A new study provides strong evidence that the refilling of the Mediterranean Sea involved a collossal megaflood. It brought an end to the period known as the Messenian Salinity Crisis. This is thought to involve the Mediterranean basin losing its water, and marine connection to the Atlantic, leaving behind, after evaporation, extensive salt flats. The Atlantic, for some reason, was not replenishing water from the ocean outside the basin. See https://www.sciencedaily.com/releases/2025/01/250121125808.htm …
The Zanclean Megaflood ended the salinity crisis, which is thought to have lasted around 600,000 years. This, in itself, is problematical. It is a uniformitarian number and may mask a surprise in itself. The research paper arises as a result of a team of scientists that included marine specialists from Southampton University. They have identified a series of geological features around SE Sicily. These point to a massive flooding event. Discharge rates, they say, were extremely high. Flow velocities also. This is surprisng as until recently it was thought the Mediterranean waters re-entered the basin at a gradual uniformitarian rate – over a period of 10,000 years. That idea was first challenged in 2009 – but had held the roost for decades. At the time an erosion channel was discovered stretching from the Gulf of Cadiz to the Albarian Sea. The finding pointed to a massive flood that took place within 2 to 16 years. A clearly catastrophic event.

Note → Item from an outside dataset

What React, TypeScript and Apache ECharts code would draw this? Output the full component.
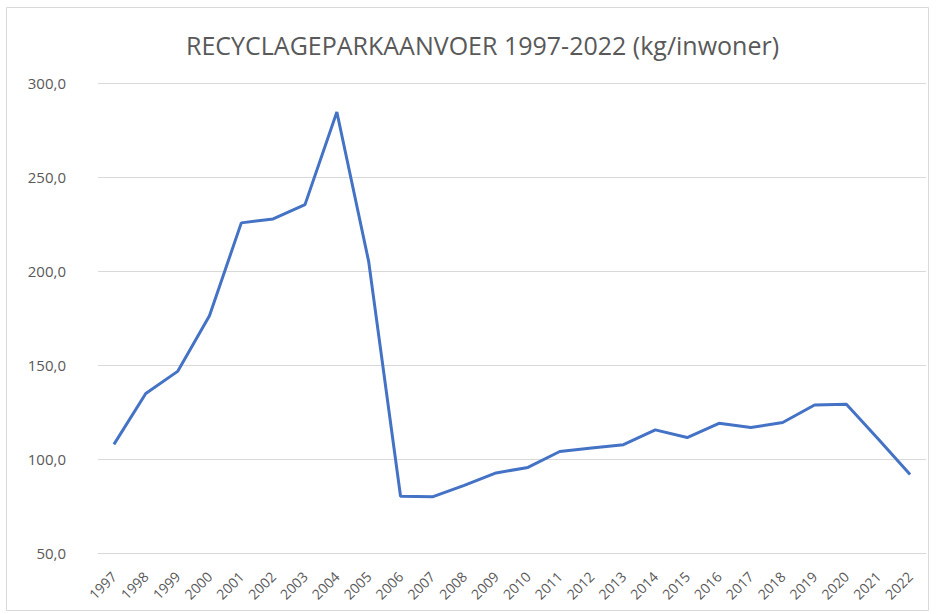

The new study – see https://doi.org/10.1038/s43247-024-01972-w … provides a fully comprehensive picture of what was found. They investighated over 300 asymmetric streamlined ridges in a corridor across the Sicily Sill. This is a submerged land bridge that once separated the western from the eastern Mediterranean. The morphology of the ridge is compatible with flooding on a high scale – turbulent water flow is predominately towards the NE. An interesting observation.